Reste que, sur la durée idéale de cette transition et l’identité de ceux qui doivent la prendre en main, les avis divergent dans les deux capitales. Pour Aïssata Sidibé, la présidente de l’Association des étudiants maliens de France (Adem), cette période devrait être menée à la fois par un civil – qui serait en quelque sorte le président – et un militaire qui assurerait une fonction de premier ministre. La jeune femme imagine assez bien que ce « duo » dispose de trois ans pour réviser la Constitution. Un laps de temps nécessaire à ses yeux « pour que ce texte reflète nos réalités », que le Code électoral soit repensé et les listes électorales remises à jour.
Chaque intervention, fût-elle à l’opposé de la précédente, a été dûment applaudie samedi. Le vice-président du CNJMF, Adama Gassama, estime que le temps de la transition ne doit pas s’éterniser. Lui n’a pas oublié l’épisode du coup d’Etat de 1968 qui avait mis au pouvoir le militaire Moussa Traoré. « Les anciens disent qu’il est arrivé pour six jours et a duré vingt-trois ans », a-t-il poursuivi humour. Cette leçon de l’histoire lui a d’ailleurs permis d’expliquer pourquoi les élections doivent être rapidement organisées. « Un délai d’un an, c’est largement suffisant, assure-t-il. L’important reste de savoir qui va diriger le pays. »
Adama Gassama n’est pas le seul à faire part de ses exigences sur l’identité du futur chef de l’Etat… C’est aussi le cas Mariétou Diallo, la présidente du Conseil supérieur de la diaspora malienne de France, qui ne souhaite pas voir un militaire diriger la transition. Elle estime en aparté au Monde Afrique qu’une telle situation, « ça nous régresse ». Pour elle, la clé est facile à trouver et il suffirait que les autorités laissent enfin la place à la jeune génération pour avancer. Ce qui n’est pas antinomique avec la vision d’Aboubakar Anne, chargé du numérique au Haut Conseil des Maliens de France, pour qui l’avenir est dans l’union des forces internes et externes du pays. Le Mali a « beaucoup de défis à relever. Nous avons l’obligation de travailler ensemble. Croyez d’abord en vous-même » et demandez-vous « quel citoyen vous voulez être pour votre pays », a-t-elle martelé.
Dans cette salle d’un centre d’affaires d’Aubervilliers (Seine-Saint-Denis), où les intervenants ont su s’écouter patiemment malgré les désaccords, un point fait l’unanimité. Tous semblent en effet souhaiter activement participer au changement politique de leur pays. Et pourquoi pas y retourner un jour pour y travailler et y vivre.

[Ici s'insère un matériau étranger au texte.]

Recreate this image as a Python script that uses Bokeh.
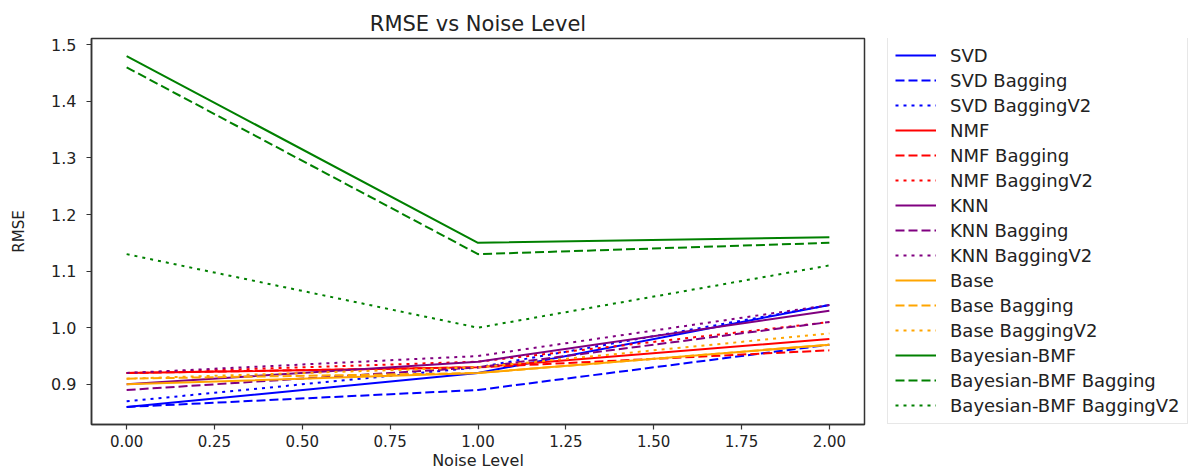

Cet horizon en ligne de mire, Oumar Diarra, 28 ans, étudiant en informatique, voudrait que la terre de ses ancêtres profite de la crise pour se réformer en profondeur et mettre fin au « piston » qui empêche « le retour au pays des Maliens de l’extérieur ». « Je suis pour un système de quota pour les jeunes de la diaspora pour qu’ils aient un emploi au pays, argue-t-il, micro en main. Nous avons tous envie de rentrer nous installer aux côtés de nos familles, mais c’est quasi impossible, parce qu’il y a des réseaux en place et que, si tu ne connais personne, il reste très difficile d’entreprendre. Il faut corriger ce problème. »
« Un homme de valeur »
Plusieurs intervenants ont pourtant rappelé combien la diaspora contribue à financer le pays. Selon la Banque mondiale, Bamako décroche la neuvième place des pays d’Afrique recevant le plus d’argent de sa diaspora, et la troisième place des pays francophones avec 900 millions de dollars (812 millions d’euros) en 2018, soit 6,7 % du PIB national. Les transferts de fonds des Maliens expatriés sont même supérieurs à l’aide publique au développement.
De quoi appuyer le texte qui sera lu à l’extérieur par le président du Conseil national de la jeunesse malienne de France (CNJMF), Mahamadou Cissé, lors du tournage d’un clip de soutien destiné à ses compatriotes au Mali : « Ce pays est à moi, ce pays est à toi (…). Personne ne posera les pierres de l’édifice du Mali à notre place. »
« Nous avons clairement notre mot à dire », avait d’ailleurs clamé Hatou Niakaté, secrétaire générale du CNJMF. Et pour exister davantage, peser politiquement, elle comme d’autres ont rappelé une nouvelle fois, samedi, que leur pays devrait se doter de « députés de la diaspora ».
Tout cela, le conseiller culturel de l’ambassade du Mali, Souleymane Diarra, en a pris bonne note, sans rien manquer des interventions. En revanche, sur les choix, il est resté très diplomate, rappelant que peu importe que le dirigeant soit un « civil ou un militaire », il doit être avant tout « un homme de valeur ».